| NASHVILLE, Tennessee
NASHVILLE, Tennessee The death toll from a widening outbreak of fungal meningitis linked to steroid injections has risen to seven, with 65 cases now reported in nine states, officials said on Saturday.
The latest two deaths were reported on Saturday in Michigan, according to the U.S. Centers for Disease Control and Prevention.
Those affected fell ill after receiving steroid injections linked to a pharmaceutical compounding plant in Massachusetts.
New cases in Ohio and Minnesota on Saturday brought to nine the number of states affected, officials said.
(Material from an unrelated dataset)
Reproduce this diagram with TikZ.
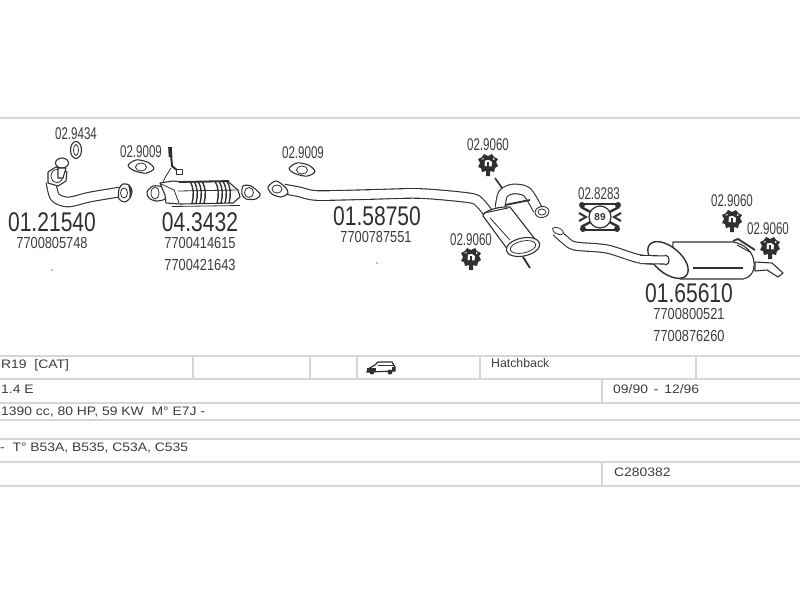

Other states with reported cases of people who fell ill after receiving the injections - primarily for back pain - are Michigan, Tennessee, Virginia, Florida, Maryland, North Carolina and Indiana.
Meningitis is an infection of the membranes covering the brain and spinal cord.
Vials of steroids linked to the outbreak were shipped to 76 facilities in 23 states and could have been used to inject thousands of patients, authorities have said.
As in other states where the outbreak has been detected, Minnesota authorities are trying to determine who else may have been infected at six locations known to have used the drugs in question, said Buddy Ferguson, public information officer for the state's Department of Health.
"We have identified a list of approximately 950 people who did receive injectable steroids from the implicated lots," he said, adding authorities were in the process of contacting each patient.
Tennessee, where the outbreak was first detected, accounts for most of the cases, with 29, state officials said on Friday.
Three of the deaths have been in Tennessee, and one each in Virginia and Maryland.
In Tennessee, many patients remain hospitalized, some listed in critical condition.
The infected patients have shown a variety of symptoms from one to four weeks after their injections, including fever, a new or worsening headache, nausea and neurological problems that would be consistent with deep brain stroke, the CDC said.
All the cases have been traced to three lots of the steroid prepared at New England Compounding Center Inc in Framingham, Massachusetts. The company said it had suspended its operations while the investigation proceeds.
The Massachusetts Health Department said there were 17,676 vials of medication in each of three lots of methylprednisolone acetate sent out from July through September and have a shelf life of 180 days.
So far, the tally of cases includes 29 in Tennessee, 11 in Virginia, eight in Michigan, five in Indiana, four in Florida, three in Maryland, two in North Carolina, two in Minnesota and one in Ohio.
The steroid was sent to California, Connecticut, Florida, Georgia, Idaho, Illinois, Indiana, Maryland, Michigan, Minnesota, North Carolina, New Hampshire, New Jersey, Nevada, New York, Ohio, Pennsylvania, Rhode Island, South Carolina, Tennessee, Virginia, Texas and West Virginia, the CDC said.